Although Howard cannot discuss those recruits at this time due to NCAA rules, reports indicate that the class will be led by Shanniah Wright, a forward from Brooklyn, N.Y., who ESPN ranks as the No. 92 player in the country for the Class of 2018.
“I’m a personality guy that is built on faith. I’ve been a recruiter all my life. From the time of being a head coach at a Division III program, I had to recruit without scholarships, and be able to go into households and sell yourself and sell that university,” Howard said. “I just think it’s identifying from that point what student athlete fits the mission statement here at Georgetown, and that’s academics and then athletics.”
Both in the recruiting process and continuing once players arrive on campus, Howard focuses on forming relationships with players that go beyond the game of basketball.
“When he goes into a parent’s home, he doesn’t sell them on just Georgetown, he sells them on Georgetown, plus ‘I’ll be here for the rest of your life’,” Blair-Lewis said. “‘When you have that baby, when you go get married, I’ll be here.’ He has always fostered relationships like that with his players that are way deeper than basketball.”
In the long run, Howard hopes that the relationships he forms with players and recruits will lead to winning, and that winning will help further solidify those relationships.

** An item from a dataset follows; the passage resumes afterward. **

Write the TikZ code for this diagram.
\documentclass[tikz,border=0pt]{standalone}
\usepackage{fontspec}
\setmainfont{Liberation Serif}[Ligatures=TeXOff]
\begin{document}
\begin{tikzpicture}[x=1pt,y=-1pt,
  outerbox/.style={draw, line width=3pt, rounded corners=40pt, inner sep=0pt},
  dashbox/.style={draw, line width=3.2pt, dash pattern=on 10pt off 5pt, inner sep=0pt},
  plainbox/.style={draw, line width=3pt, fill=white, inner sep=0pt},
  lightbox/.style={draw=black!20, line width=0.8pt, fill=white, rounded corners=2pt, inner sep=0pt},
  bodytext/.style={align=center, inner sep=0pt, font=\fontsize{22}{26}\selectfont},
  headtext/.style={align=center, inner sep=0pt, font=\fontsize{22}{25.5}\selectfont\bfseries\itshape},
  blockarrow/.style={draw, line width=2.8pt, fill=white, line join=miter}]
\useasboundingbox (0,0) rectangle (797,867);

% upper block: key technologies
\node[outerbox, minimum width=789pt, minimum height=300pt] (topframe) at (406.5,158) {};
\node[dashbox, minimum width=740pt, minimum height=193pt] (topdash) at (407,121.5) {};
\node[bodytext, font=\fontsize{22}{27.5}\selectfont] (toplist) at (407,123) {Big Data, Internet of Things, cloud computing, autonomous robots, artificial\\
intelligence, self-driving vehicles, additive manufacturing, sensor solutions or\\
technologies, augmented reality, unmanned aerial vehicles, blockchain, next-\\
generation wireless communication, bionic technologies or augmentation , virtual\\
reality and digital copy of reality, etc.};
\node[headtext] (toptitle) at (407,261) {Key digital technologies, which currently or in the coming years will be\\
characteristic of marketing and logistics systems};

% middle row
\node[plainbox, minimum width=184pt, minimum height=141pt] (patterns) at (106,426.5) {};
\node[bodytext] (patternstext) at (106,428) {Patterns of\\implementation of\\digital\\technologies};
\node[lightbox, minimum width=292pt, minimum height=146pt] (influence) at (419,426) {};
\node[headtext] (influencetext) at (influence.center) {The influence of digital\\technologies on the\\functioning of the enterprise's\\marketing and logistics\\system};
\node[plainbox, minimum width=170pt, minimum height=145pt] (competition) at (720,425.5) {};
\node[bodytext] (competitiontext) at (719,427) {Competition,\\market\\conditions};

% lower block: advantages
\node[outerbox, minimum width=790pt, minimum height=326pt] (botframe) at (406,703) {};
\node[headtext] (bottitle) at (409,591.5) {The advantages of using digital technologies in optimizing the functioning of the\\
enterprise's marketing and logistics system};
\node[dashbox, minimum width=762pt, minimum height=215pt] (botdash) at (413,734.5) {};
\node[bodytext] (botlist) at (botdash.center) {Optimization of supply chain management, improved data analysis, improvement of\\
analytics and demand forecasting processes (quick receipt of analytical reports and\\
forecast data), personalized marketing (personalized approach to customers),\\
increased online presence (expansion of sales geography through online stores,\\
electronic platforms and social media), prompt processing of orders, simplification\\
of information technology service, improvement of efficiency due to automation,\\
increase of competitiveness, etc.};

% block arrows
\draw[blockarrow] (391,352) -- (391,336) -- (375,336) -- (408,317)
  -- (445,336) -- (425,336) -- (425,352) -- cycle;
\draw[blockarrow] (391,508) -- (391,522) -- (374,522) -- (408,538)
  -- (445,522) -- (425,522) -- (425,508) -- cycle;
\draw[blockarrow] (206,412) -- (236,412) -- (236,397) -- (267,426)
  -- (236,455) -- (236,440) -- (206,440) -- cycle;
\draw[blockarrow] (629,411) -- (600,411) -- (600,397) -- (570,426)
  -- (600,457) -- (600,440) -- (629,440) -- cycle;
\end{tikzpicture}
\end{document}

Even as a first-time Division I head coach, he is not shy about his ambitions for the future.
“My vision is to do something special here, and that’s build a program that people can be proud of, and you can hang your hat on Georgetown women’s basketball,” Howard said. “We’re going to build it, we’re going to try to put it together and hopefully get the right kids, but our plan going forward is to win.”